WHAT YOU HAVE TO DO:
Images should be left out, and everything else in the listing reproduced exactly.
───── GIVEN INFORMATION ─────
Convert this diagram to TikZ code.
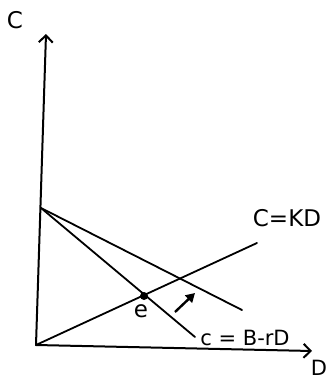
\documentclass[tikz,border=0pt]{standalone}
\usepackage{fontspec}
\setmainfont{DejaVu Sans}
\usetikzlibrary{arrows.meta}
\tikzset{
  ln/.style={line width=1.8pt, line cap=round},
  axis/.style={line width=2pt, line cap=round, -{Straight Barb[length=7pt,width=14pt,line width=2pt]}},
  lbl/.style={inner sep=0pt, font=\fontsize{23}{25}\selectfont},
}
\begin{document}
\begin{tikzpicture}[x=1pt,y=-1pt]
\useasboundingbox (0,0) rectangle (327,380);
\coordinate (O) at (36,345);
\coordinate (Ctop) at (46,34);
\coordinate (Dend) at (312,351);
\coordinate (I) at (41,208);
\coordinate (L1) at (242,310);
\coordinate (L2) at (195,337);
\coordinate (K) at (257,243);
\coordinate (As) at (175,312);
\coordinate (Ae) at (195,293);
\draw[axis] (O) -- (Ctop);
\draw[axis] (O) -- (Dend);
\draw[ln] (I) -- (L1);
\draw[ln] (I) -- (L2);
\draw[ln] (O) -- (K);
\node[circle, fill, inner sep=0pt, minimum size=8pt] (e) at (144,296) {};
\draw[line width=2.4pt, -{Triangle[length=9pt,width=10pt]}] (As) -- (Ae);
\node[lbl] (Clab) at (15,20) {C};
\node[lbl, font=\fontsize{21}{23}\selectfont] (Dlab) at (319,368) {D};
\node[lbl] (elab) at (141,311) {e};
\node[lbl, anchor=center] (kd) at (287,218) {C=KD};
\node[lbl, font=\fontsize{21}{23}\selectfont] (brd) at (245,338) {c = B-rD};
\end{tikzpicture}
\end{document}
─────
OUTPUT BELOW:
Convert this diagram to TikZ code.
\documentclass[tikz,border=0pt]{standalone}
\usepackage{fontspec}
\setmainfont{DejaVu Sans}
\usetikzlibrary{arrows.meta}
\tikzset{
  ln/.style={line width=1.8pt, line cap=round},
  axis/.style={line width=2pt, line cap=round, -{Straight Barb[length=7pt,width=14pt,line width=2pt]}},
  lbl/.style={inner sep=0pt, font=\fontsize{23}{25}\selectfont},
}
\begin{document}
\begin{tikzpicture}[x=1pt,y=-1pt]
\useasboundingbox (0,0) rectangle (327,380);
\coordinate (O) at (36,345);
\coordinate (Ctop) at (46,34);
\coordinate (Dend) at (312,351);
\coordinate (I) at (41,208);
\coordinate (L1) at (242,310);
\coordinate (L2) at (195,337);
\coordinate (K) at (257,243);
\coordinate (As) at (175,312);
\coordinate (Ae) at (195,293);
\draw[axis] (O) -- (Ctop);
\draw[axis] (O) -- (Dend);
\draw[ln] (I) -- (L1);
\draw[ln] (I) -- (L2);
\draw[ln] (O) -- (K);
\node[circle, fill, inner sep=0pt, minimum size=8pt] (e) at (144,296) {};
\draw[line width=2.4pt, -{Triangle[length=9pt,width=10pt]}] (As) -- (Ae);
\node[lbl] (Clab) at (15,20) {C};
\node[lbl, font=\fontsize{21}{23}\selectfont] (Dlab) at (319,368) {D};
\node[lbl] (elab) at (141,311) {e};
\node[lbl, anchor=center] (kd) at (287,218) {C=KD};
\node[lbl, font=\fontsize{21}{23}\selectfont] (brd) at (245,338) {c = B-rD};
\end{tikzpicture}
\end{document}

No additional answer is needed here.